I am particularly offended (as a post-aborted woman) that now that some pro-abortion folks are admitting that post-abortion syndrome exists, they are attempting to dictate what the proper terminology, feelings and symptoms should be. Incredible! I visited one post-abortion support site where a woman's letter of apology to her aborted baby was called "pathetic" and women were being told that feeling "guilt" was not appropriate.

I felt ashamed that I had a 10-year denial period after my abortion, failing to acknowledge my child's existence and death. But at least I didn't claim to be grieving while still defending what I had done. Once I faced the truth, I faced it head on--no more self-deception or seeking "validation."

Judy Ferris

Tripping back east

In my early disability years in New York City, before the days of power wheelchairs and vans with lifts, before the days of curb cuts and accessible buildings, New York City policemen still walked the beat on city streets. They were very helpful to me and my disabled friends.

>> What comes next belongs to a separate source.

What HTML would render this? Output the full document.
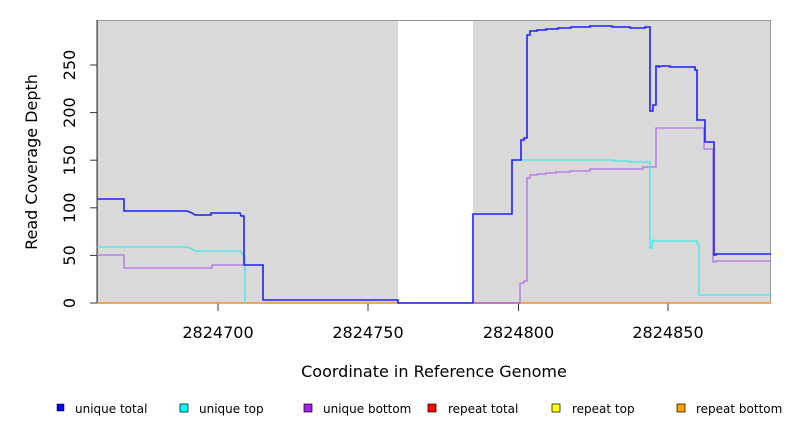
<!DOCTYPE html>
<html><head><style>body{margin:0;background:#fff}svg{display:block;font-family:"DejaVu Sans","Liberation Sans",sans-serif}</style></head>
<body>
<svg width="792" height="432" viewBox="0 0 792 432">
<rect x="97" y="20" width="674" height="283" fill="#d9d9d9"/>
<rect x="398" y="20" width="75" height="283" fill="#fff"/>
<line x1="398" y1="20.5" x2="473" y2="20.5" stroke="#888"/>
<rect x="97.5" y="20.5" width="673" height="282.5" fill="none" stroke="#999"/>
<g stroke="#333" fill="none">
<line x1="97" y1="303" x2="97" y2="20"/>
<line x1="90" y1="303" x2="97" y2="303"/><line x1="90" y1="255.4" x2="97" y2="255.4"/>
<line x1="90" y1="207.8" x2="97" y2="207.8"/><line x1="90" y1="160.2" x2="97" y2="160.2"/>
<line x1="90" y1="112.6" x2="97" y2="112.6"/><line x1="90" y1="65" x2="97" y2="65"/>
<line x1="218" y1="303" x2="218" y2="311"/><line x1="368" y1="303" x2="368" y2="311"/>
<line x1="518.5" y1="303" x2="518.5" y2="311"/><line x1="668" y1="303" x2="668" y2="311"/>
</g>
<g font-size="16" fill="#000" text-anchor="middle">
<text transform="translate(75,303) rotate(-90)">0</text>
<text transform="translate(75,255.4) rotate(-90)">50</text>
<text transform="translate(75,207.8) rotate(-90)">100</text>
<text transform="translate(75,160.2) rotate(-90)">150</text>
<text transform="translate(75,112.6) rotate(-90)">200</text>
<text transform="translate(75,65) rotate(-90)">250</text>
<text x="218" y="338">2824700</text><text x="368" y="338">2824750</text>
<text x="518.5" y="338">2824800</text><text x="668" y="338">2824850</text>
<text x="434" y="377">Coordinate in Reference Genome</text>
<text transform="translate(37,162) rotate(-90)">Read Coverage Depth</text>
</g>
<line x1="97" y1="303" x2="771" y2="303" stroke="#f39020" stroke-width="1.5"/>
<line x1="473" y1="303" x2="520" y2="303" stroke="#d04060" stroke-width="1.5"/>
<g fill="none" stroke-width="1.3">
<polyline stroke="#b070e8" points="97,255 124,255 124,268 212,268 212,265 244,265"/>
<polyline stroke="#40e8e8" points="97,247 187,247 192,249 195,251 240,251 244,256 245,256 245,303"/>
<polyline stroke="#2020ff" stroke-width="1.6" points="97,199 124,199 124,211 187,211 192,213 195,215 203,215 211,215 211,213 240,213 241,216 244,216 244,265 263,265 263,300 398,300 398,303 473,303"/>
<polyline stroke="#b070e8" points="473,303 520,303 520,283 524,283 524,281 527,281 527,178 530,178 530,175 537,175 537,174 546,174 546,173 556,173 556,172 570,172 570,171 590,171 590,169 643,169 643,167 656,167 656,128 704,128 704,149 713,149 713,262 716,262 716,261 771,261"/>
<polyline stroke="#40e8e8" points="512,160 614,160 614,161 630,161 630,162 650,162 650,248 652,248 653,240 655,241 697,241 697,244 699,244 699,295 771,295"/>
<polyline stroke="#2020ff" stroke-width="1.6" points="473,303 473,214 512,214 512,160 521,160 521,140 524,140 524,138 527,138 527,35 530,35 530,31 537,31 537,30 546,30 546,29 558,29 558,28 571,28 571,27 590,27 590,26 612,26 612,27 630,27 630,28 645,28 645,27 650,27 650,111 653,111 653,105 656,105 656,66 659,66 659,67 662,66 670,66 670,67 695,67 695,70 697,70 697,120 705,120 705,142 714,142 714,255 716,255 716,254 771,254"/>
</g>
<g font-size="12" fill="#000">
<rect x="57" y="404" width="7" height="7" fill="#0000ff" stroke="#000" stroke-width="0.5"/><text x="75" y="413">unique total</text>
<rect x="180" y="404" width="8" height="8" fill="#00ffff" stroke="#000" stroke-width="0.7"/><text x="199" y="413">unique top</text>
<rect x="304" y="404" width="8" height="8" fill="#a020f0" stroke="#000" stroke-width="0.7"/><text x="323" y="413">unique bottom</text>
<rect x="428" y="404" width="8" height="8" fill="#ff0000" stroke="#000" stroke-width="0.7"/><text x="448" y="413">repeat total</text>
<rect x="552" y="404" width="8" height="8" fill="#ffff00" stroke="#000" stroke-width="0.7"/><text x="572" y="413">repeat top</text>
<rect x="677" y="404" width="8" height="8" fill="#ffa500" stroke="#000" stroke-width="0.7"/><text x="696" y="413">repeat bottom</text>
</g>
</svg>
</body></html>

They helped me up and down high curbs and across busy streets. There was never any fear of being tipped over in my chair, as they always listened to instructions on how to tilt the chair back on its large rear wheels to get me up a curb and onto the sidewalk, and how to slowly lower the chair down off a curb the same way.

My cousin and his girlfriend invited me and my boyfriend to their basement apartment in Greenwich Village. My cousin got both our wheelchairs down the three steps into the apartment. A few drinks later, when we were ready to leave but found he couldn't get us back up, a quick call to the local station house brought one of New York's finest to the rescue. He got us up the steps, and graciously refused the dollar tip we tried to press on him with our thanks.

The very visible policeman on his beat often helped me out of my boyfriend's two-door Chevy when we went to visit friends. There was a ritual to the procedure: following my instructions, he'd take my folded wheelchair out from behind the front seat. He'd open it, place my cushion on it, then lay his nightstick on the roof of the car. He'd reach in and lift my 100-pound body out of the front seat and into my chair.

Getting back in the car was less of a hassle. I could transfer from the chair to the car seat using a sliding board. I only had to wait for a capable-looking passerby, who I'd ask to fold my chair and put it in the back.

People on the street were helpful in other ways. I often asked for a push up the block, or into a building. I never asked for more than one block's worth of pushing--and only if the person was going in the same direction. No one ever refused.

In those years, New York City cab drivers took wheelchair passengers. I used Checker cabs because my chair fit easily between the front and rear seats without my having to transfer. I'd have the cabbie raise the rear seat, then tip my chair back and lift and push it into the wide space inside. John Hockenberry, in his book Moving Violations, says this is no longer true. Sadly, times change.

It was the Fifties. There were no laws requiring access then. My friends and I enjoyed getting together on Friday and Saturday nights in one of the few accessible places in the city--McCarthy's, on West 14th Street and Seventh Ave. next to the Federation of the Handicapped. McCarthy's was a friendly Irish working-class bar with a large back room with booths and tables. The regulars sat at the bar; we had the back room to ourselves. Boys met girls, girls met boys and everybody had a good time. Drinks were 40 cents; every fourth one was on the house.

We also enjoyed Dillon's, another Irish bar; this one under the El in Astoria, Queens. Mr. Dillon not only had a large back room; he converted two restrooms into one large one, making it accessible.

Both establishments were friendly to us. Though they were woefully lacking in atmosphere, to a bunch of gimps recently out of back rooms, the freedom they signaled to us was heaven on earth.